What you are asked to do
Only a number is wanted: how many lines in the listing contain the word "this"?

++++++++++++++++++++

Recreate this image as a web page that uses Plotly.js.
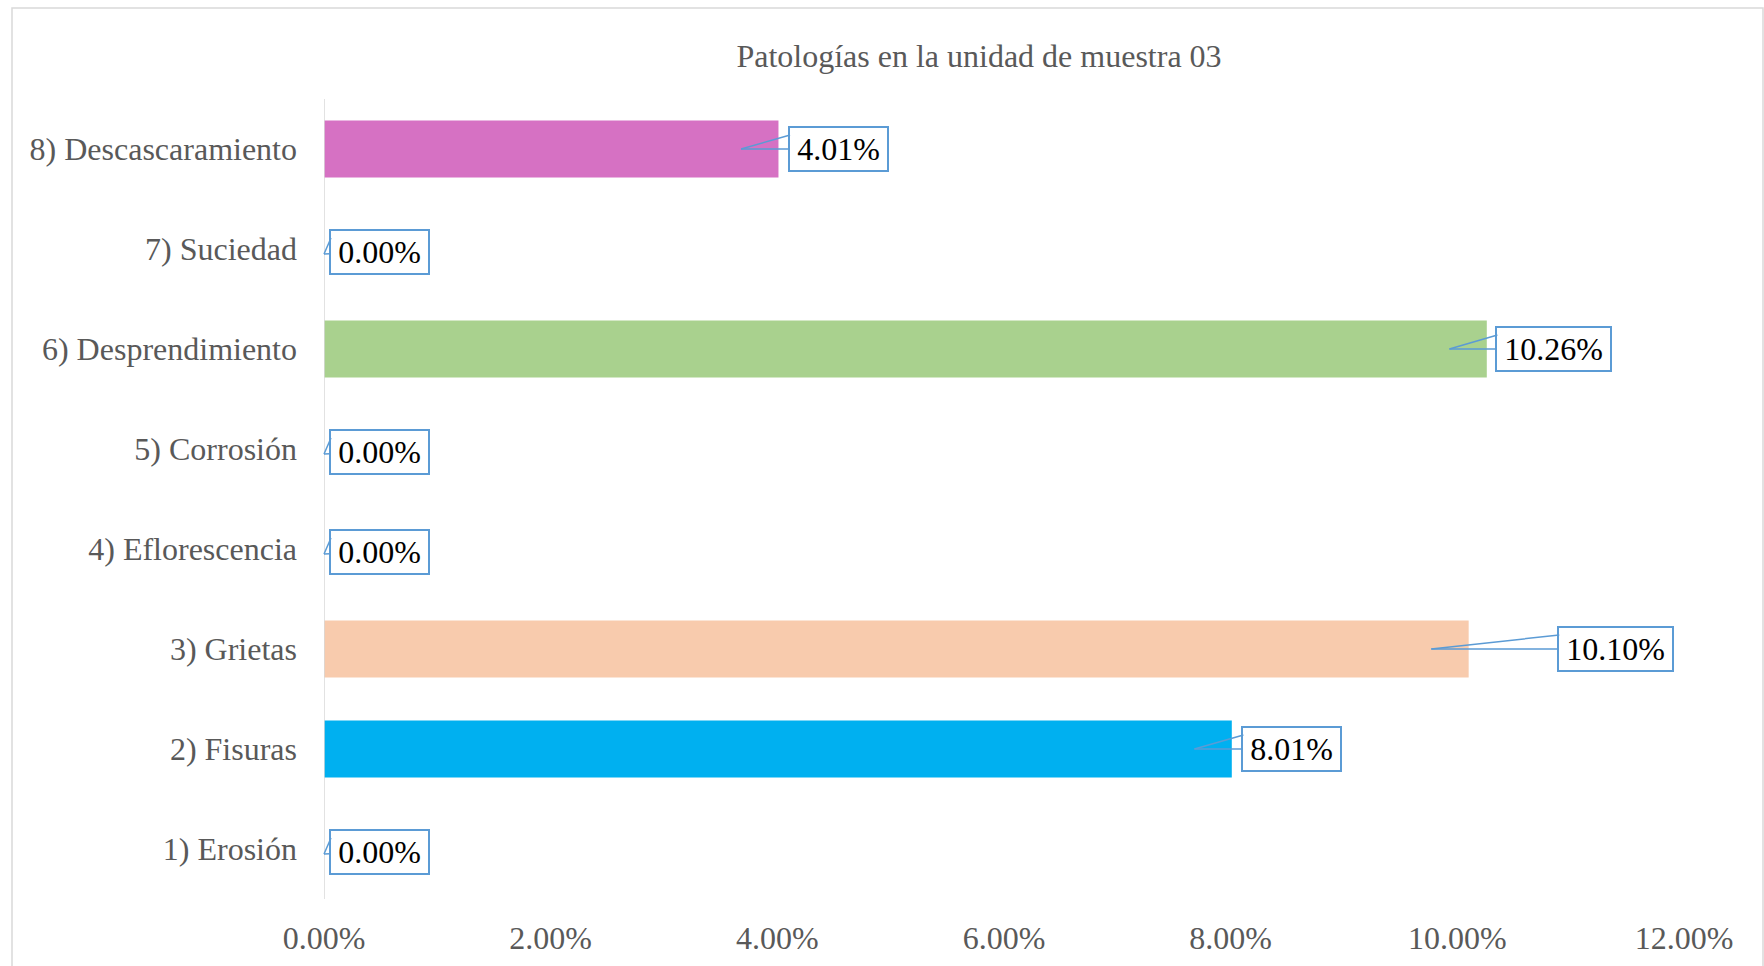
<!DOCTYPE html>
<html>
<head>
<meta charset="utf-8">
<script src="https://cdn.plot.ly/plotly-3.0.1.min.js"></script>
<style>
  html, body { margin: 0; padding: 0; background: #ffffff; }
  #chart { width: 1764px; height: 966px; }
</style>
</head>
<body>
<div id="chart"></div>
<script>
// ---- data ----
const categories = [
  "1) Erosión",
  "2) Fisuras",
  "3) Grietas",
  "4) Eflorescencia",
  "5) Corrosión",
  "6) Desprendimiento",
  "7) Suciedad",
  "8) Descascaramiento"
];
const values = [0.0000, 0.0801, 0.1010, 0.0000, 0.0000, 0.1026, 0.0000, 0.0401];
const xTickValues = [0, 0.02, 0.04, 0.06, 0.08, 0.10, 0.12];
const chartTitle = "Patologías en la unidad de muestra 03";

// ---- style ----
const barColors = ["#5B9BD5", "#00B0F0", "#F8CBAD", "#A5A5A5", "#FFC000", "#A9D18E", "#4472C4", "#D671C3"];
// horizontal pixel offset of each callout box's left edge from its leader tip
const calloutGapPx = [6, 48, 127, 6, 6, 47, 6, 48];
const FONT = "'Liberation Serif', 'Times New Roman', serif";
const FS = 32;
const CALLOUT = "#5B9BD5";

function labelText(v) { return (v * 100).toFixed(2) + "%"; }
function approxWidth(s) {
  let w = 0;
  for (const c of s) {
    if (c === ".") w += 0.25; else if (c === "%") w += 0.833; else w += 0.5;
  }
  return w * FS;
}

const trace = {
  type: "bar",
  orientation: "h",
  y: categories,
  x: values,
  width: 0.57,
  marker: { color: barColors, line: { width: 0 } },
  hoverinfo: "x+y"
};

const annotations = [];
values.forEach((v, i) => {
  const t = labelText(v);
  const tip = v > 0 ? v - 0.0033 : 0;
  const innerW = Math.round(approxWidth(t) + 12);
  const boxW = innerW + 4;
  const centerShift = calloutGapPx[i] + boxW / 2;
  const dy = v > 0 ? 0 : -2;
  const ys = v > 0 ? 0 : -5;
  // the label box, with the lower edge of its leader wedge
  annotations.push({
    x: tip, y: categories[i], xref: "x", yref: "y",
    text: t,
    showarrow: true, arrowhead: 0, arrowwidth: 1.5, arrowcolor: CALLOUT,
    standoff: 0, startstandoff: 0,
    ax: centerShift, ay: dy, yshift: ys,
    font: { family: FONT, size: FS, color: "#000000" },
    bgcolor: "#ffffff", bordercolor: CALLOUT, borderwidth: 2, borderpad: 1,
    width: innerW, height: 40, align: "center"
  });
  // upper edge of the leader wedge
  annotations.push({
    x: tip, y: categories[i], xref: "x", yref: "y",
    text: " ",
    showarrow: true, arrowhead: 0, arrowwidth: 1.5, arrowcolor: CALLOUT,
    standoff: 0, startstandoff: 0,
    ax: calloutGapPx[i] + 1, ay: dy - 14, yshift: ys,
    font: { family: FONT, size: 1, color: "rgba(0,0,0,0)" },
    bgcolor: "rgba(0,0,0,0)", borderwidth: 0, borderpad: 0
  });
});

const W = 1764, H = 966;
const mL = 324, mR = 80, mT = 99, mB = 67;
const pw = W - mL - mR, ph = H - mT - mB;

const layout = {
  width: W,
  height: H,
  margin: { l: mL, r: mR, t: mT, b: mB, pad: 0 },
  paper_bgcolor: "#ffffff",
  plot_bgcolor: "#ffffff",
  showlegend: false,
  bargap: 0.43,
  title: {
    text: chartTitle,
    font: { family: FONT, size: 32, color: "#595959" },
    x: 979 / W,
    xref: "container",
    xanchor: "center",
    y: 1 - 56 / H,
    yref: "container",
    yanchor: "middle"
  },
  xaxis: {
    range: [0, 0.12],
    tickvals: xTickValues,
    tickformat: ".2%",
    showgrid: false,
    zeroline: false,
    showline: false,
    ticks: "",
    ticklabelstandoff: 17,
    tickfont: { family: FONT, size: FS, color: "#595959" },
    fixedrange: true
  },
  yaxis: {
    type: "category",
    categoryorder: "array",
    categoryarray: categories,
    range: [-0.5, categories.length - 0.5],
    showgrid: false,
    zeroline: false,
    showline: false,
    ticks: "",
    ticklabelstandoff: 26,
    tickfont: { family: FONT, size: FS, color: "#595959" },
    fixedrange: true
  },
  shapes: [
    // vertical axis line at x = 0
    { type: "line", xref: "x", yref: "paper", x0: 0, x1: 0, y0: 0, y1: 1,
      line: { color: "#D9D9D9", width: 1.5 }, layer: "above" },
    // chart outer border
    { type: "rect", xref: "paper", yref: "paper",
      x0: (12 - mL) / pw, x1: (W - 1 - mL) / pw,
      y0: -0.2, y1: (H - mB - 8) / ph,
      line: { color: "#D9D9D9", width: 1.5 }, fillcolor: "rgba(0,0,0,0)", layer: "below" }
  ],
  annotations: annotations
};

Plotly.newPlot("chart", [trace], layout, { displayModeBar: false, staticPlot: true });
</script>
</body>
</html>
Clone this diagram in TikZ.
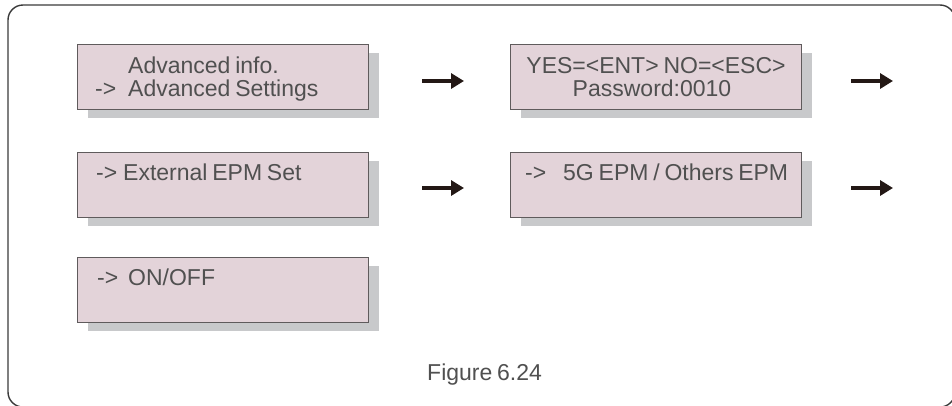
\documentclass[tikz,border=0pt]{standalone}
\usepackage{fontspec}
\setmainfont[WordSpace=0.75]{Liberation Sans}
\usetikzlibrary{arrows.meta}
\definecolor{boxfill}{HTML}{E3D3D9}
\definecolor{boxline}{HTML}{5F5B5C}
\definecolor{shadowc}{HTML}{C8C9CB}
\definecolor{txt}{HTML}{505050}
\definecolor{arrowc}{HTML}{231815}
\definecolor{framec}{HTML}{3A3A3A}
\tikzset{
  lcd/.style={draw=boxline, fill=boxfill, line width=1.3pt, rectangle, inner sep=0pt,
    minimum width=291pt, minimum height=65pt, anchor=north west},
  shadowbox/.style={fill=shadowc, draw=none, rectangle, inner sep=0pt,
    minimum width=291pt, minimum height=65pt, anchor=north west},
  lt/.style={text=txt, font=\fontsize{23}{25}\selectfont, inner sep=0pt, anchor=base west},
  ltc/.style={lt, anchor=base},
  nextarrow/.style={draw=arrowc, line width=4pt, -{Triangle[length=13pt,width=15pt]}},
}
\begin{document}
\begin{tikzpicture}[x=1pt, y=-1pt]
\useasboundingbox (0,0) rectangle (952,405);
\draw[framec, line width=1.4pt, rounded corners=15pt] (8,5) rectangle (955,407);
% shadows
\node[shadowbox] (s1) at (88,53) {};
\node[shadowbox] (s2) at (521,53) {};
\node[shadowbox] (s3) at (88,161) {};
\node[shadowbox] (s4) at (521,161) {};
\node[shadowbox] (s5) at (88,266) {};
% boxes
\node[lcd] (b1) at (77,44) {};
\node[lcd] (b2) at (510,44) {};
\node[lcd] (b3) at (77,152) {};
\node[lcd] (b4) at (510,152) {};
\node[lcd] (b5) at (77,257) {};
% texts
\node[lt] (t1a) at (128,73) {Advanced info.};
\node[lt] (t1b) at (95,96) {->};
\node[lt] (t1c) at (128,96) {Advanced Settings};
\node[ltc] (t2a) at (656,73) {YES=<ENT> NO=<ESC>};
\node[ltc] (t2b) at (652,96) {Password:0010};
\node[lt] (t3a) at (96,180) {->};
\node[lt] (t3b) at (123,180) {External EPM Set};
\node[lt] (t4a) at (525,180) {->};
\node[lt] (t4b) at (563,180) {5G EPM / Others EPM};
\node[lt] (t5a) at (97,285) {->};
\node[lt] (t5b) at (128,285) {ON/OFF};
\node[lt] (cap) at (427,380) {Figure 6.24};
% arrows
\coordinate (a1s) at (422,81); \coordinate (a1e) at (464,81);
\coordinate (a2s) at (851,81); \coordinate (a2e) at (893,81);
\coordinate (a3s) at (422,188); \coordinate (a3e) at (464,188);
\coordinate (a4s) at (851,188); \coordinate (a4e) at (893,188);
\draw[nextarrow] (a1s) -- (a1e);
\draw[nextarrow] (a2s) -- (a2e);
\draw[nextarrow] (a3s) -- (a3e);
\draw[nextarrow] (a4s) -- (a4e);
\end{tikzpicture}
\end{document}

++++++++++++++++++++

Task solution
2